Speaking at the inauguration of an ultra-modern factory for Blue Skies Ghana Limited at Doboro in the Eastern Region, he said this will also create the much-needed jobs and help to boost production capacity of the country’s prime exports for more foreign earnings.
President Mahama, in a speech that sought to promote the call for increased public consumption of locally-produced products and the significance of public-private partnerships -- especially in the agri-business sector -- said implementing the directive will drastically reduce the country’s imports bills.
“A good chunk of the national budget is spent on imports, which when used in procuring locally made goods will help to help to fast-track economic growth and also strengthen the cedi against its major trading currencies.
“There are equally good products in the country and the successes of such local manufacturers and producers should encourage us, as a country, to increase consumption of made-in-Ghana goods and buy Ghanaians out of the ‘foreign superiority’ mindset.
“We currently import US$300million worth of sugar each year, but we can limit the amount of foreign exchange we spend on such imports.
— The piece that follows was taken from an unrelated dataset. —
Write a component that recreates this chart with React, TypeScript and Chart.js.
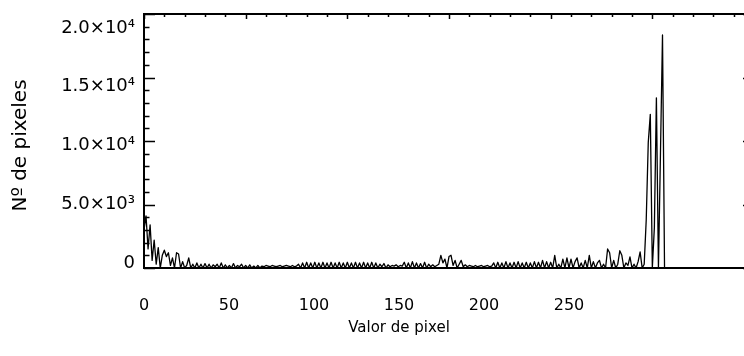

For instance, there was an about-41 percent reduction in the rice import bill for 2014 because there was a 60 percent increase in local production,” he said.
Ghana currently imports rice to the tune of US$500million every year, while the annual bill for sugar hovers around US$300million.
Apart from these two commodities, US$1billion worth of others which are produced in Ghana or can easily be produced in Ghana are also imported -- pegging the country’s gross yearly exports of US$13billion against an imports bill of about US$17billion.
President Mahama said government will continue to provide the needed support for ‘smart’ local businesses, especially those in agro-production, to make them more sustainable and productive to push the country’s socio-economic transformation agenda.
“The quest of every government is to assist businesses to thrive through the formulation of enabling policies and interventions.
“As a government, we will continue to support indigenous businesses to make them more productive.”
Blue Skies Ghana Limited started operating in the country in 1998 at a small factory with 35 trained workers and now boasts three modern factories and a 3,800 workforce. It produces 550 tonnes of fresh-cut fruit per week and exports 30 tonnes to Europe each night.
Founder and chairman of Blue Skies Anthony Piles said the newly-inaugurated factory will increase Blue Skies’ daily production capacity from the current 40,000 tonnes to 50,000 tonnes and grow its workforce to 3,800, and it is expected to serve as a critical component in the company’s expansion and marketing strategies.
“Our third factory is born out of the desire to expand and employ more people; with an annual staff wage bill of US$6million, we are playing a part in the country’s economic development,” he said.